O mesmo afirma Bruno Alvarenga, capitão da Polícia Militar de São Paulo (PM-SP) e mestre em Gestão de Políticas Públicas pela USP (Universidade de São Paulo). “O porte de entorpecente, de modo geral, já há algum tempo é um crime sem pena. É até fora de lógica. A gente diz que só no Brasil é que existem essas coisas como um crime sem pena. Você tem uma conduta que é tutelada pelo Direito Penal, só que não tem pena. Há algum tempo já estava meio capenga essa questão do porte de entorpecente. É por isso que infelizmente cada vez mais a gente vê pessoas desrespeitando a coletividade e usando maconha livremente em vias públicas, em praças públicas, na frente de criança e assim por diante”, comenta.
Para Rezende, ainda que, na prática, a decisão não mude tanto o cenário em relação à abordagem policial, a decisão do STF é preocupante por seu caráter simbólico, favorecendo mais uma vez na opinião pública a visão daqueles que defendem a legalização da droga.
Davidson Abreu lamenta que os tribunais superiores estejam há anos tomando decisões que prejudicam o combate feito pela polícia ao tráfico de drogas. “Todas as decisões que tenho acompanhado do STF e STJ acabam beneficiando o tráfico de drogas e estamos nos tornando um narcoestado”, diz.

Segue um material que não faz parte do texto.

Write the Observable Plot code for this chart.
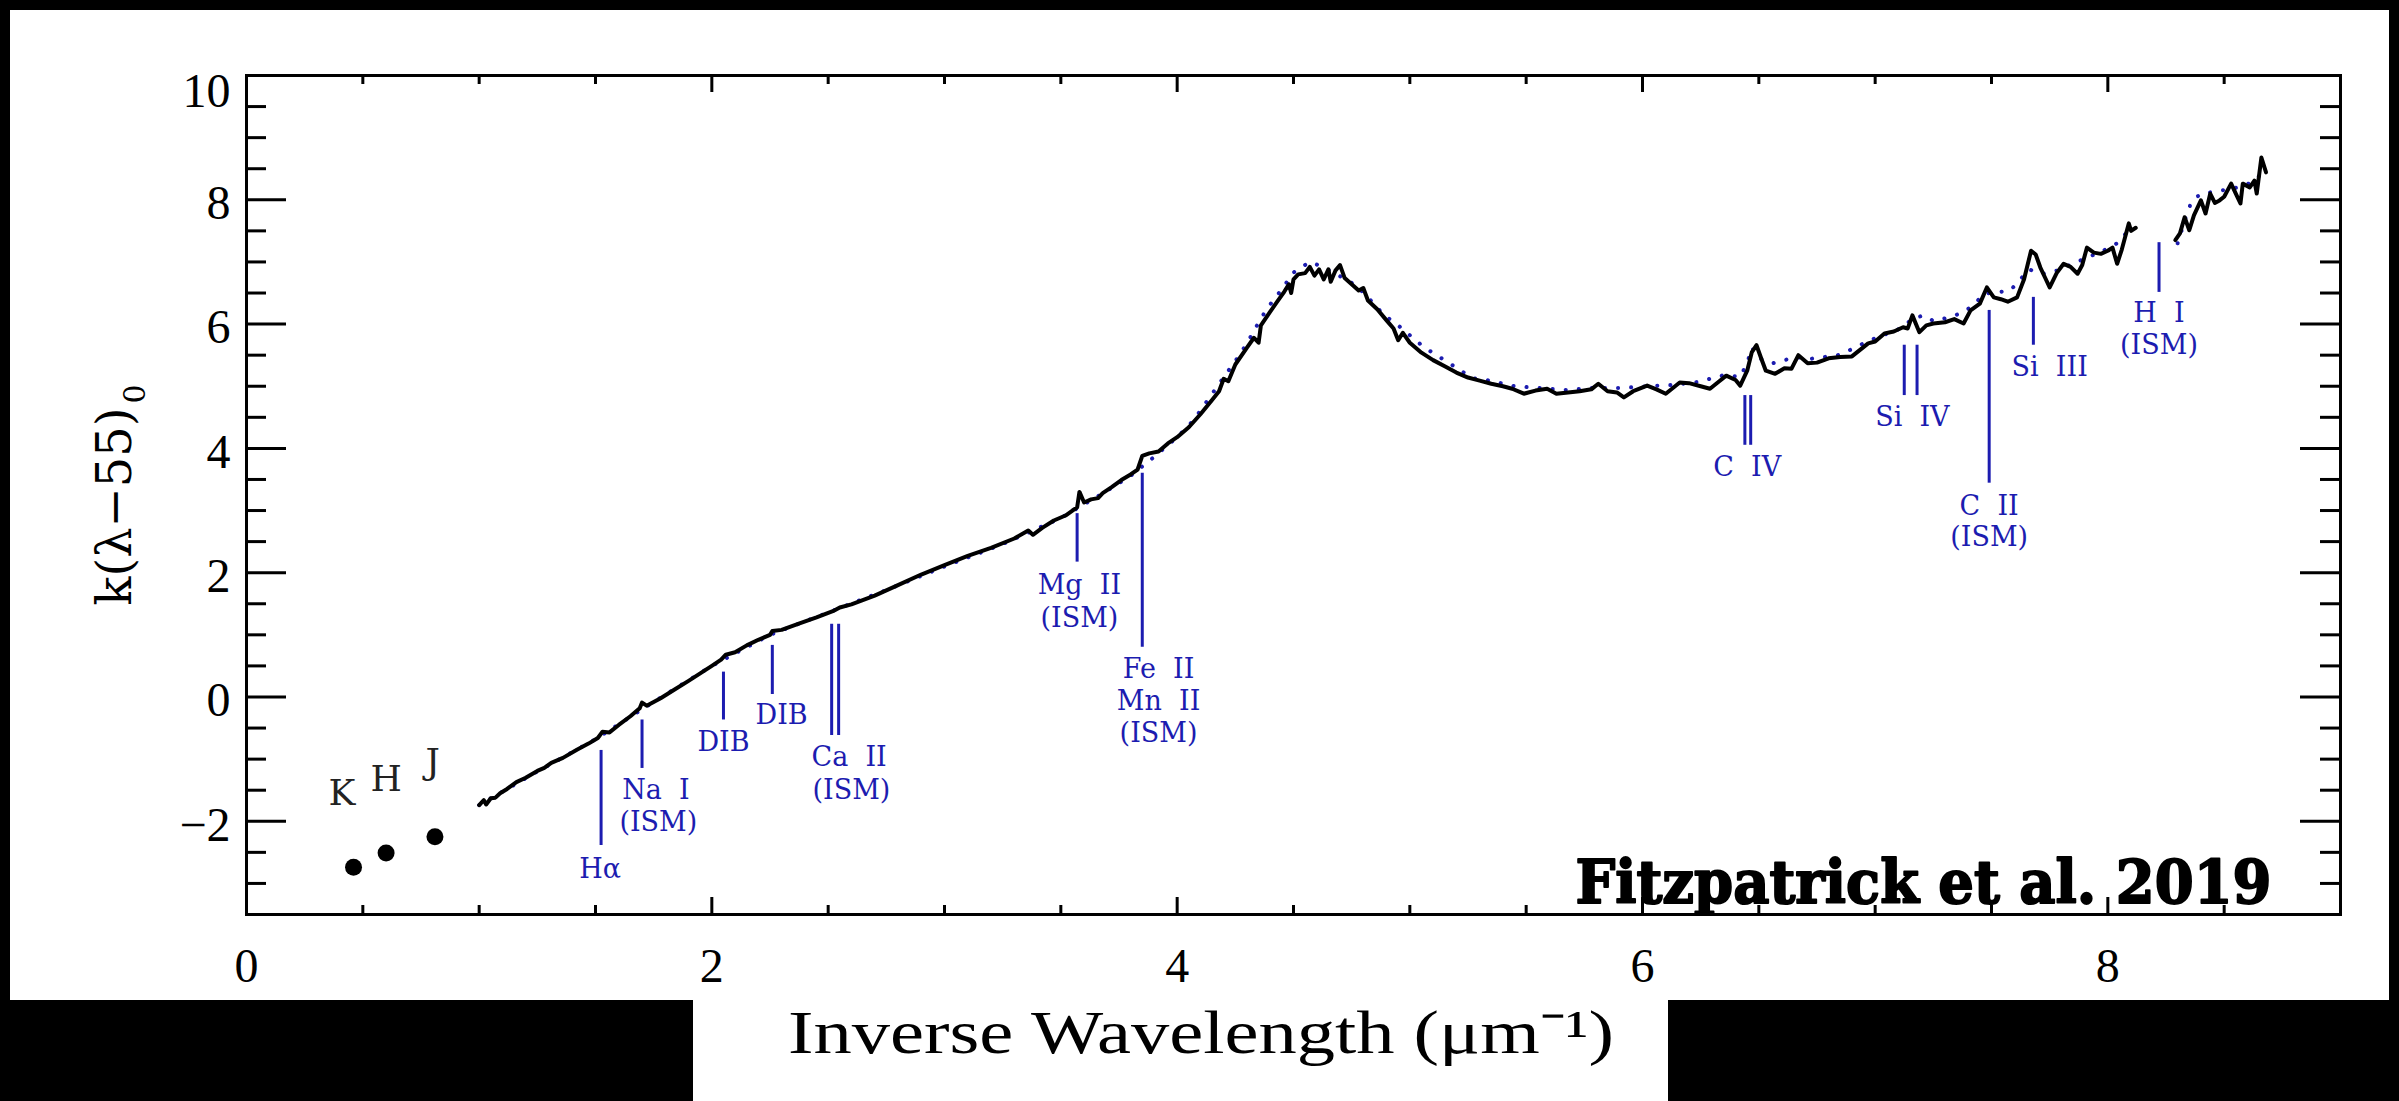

Outro elemento importante que vem passando despercebido, segundo ele, é que “o criminoso conhece muito bem a lei e suas brechas”. “As decisões do STF, contrárias à posição da Câmara e também da maioria da sociedade, dão a nítida impressão de que o Judiciário não só está a favor da liberação como força essa situação. Isso é um estímulo, porque quem julga é o Poder Judiciário. E, para o policial, é o contrário: há um completo desestímulo para combater esse crime”, afirma.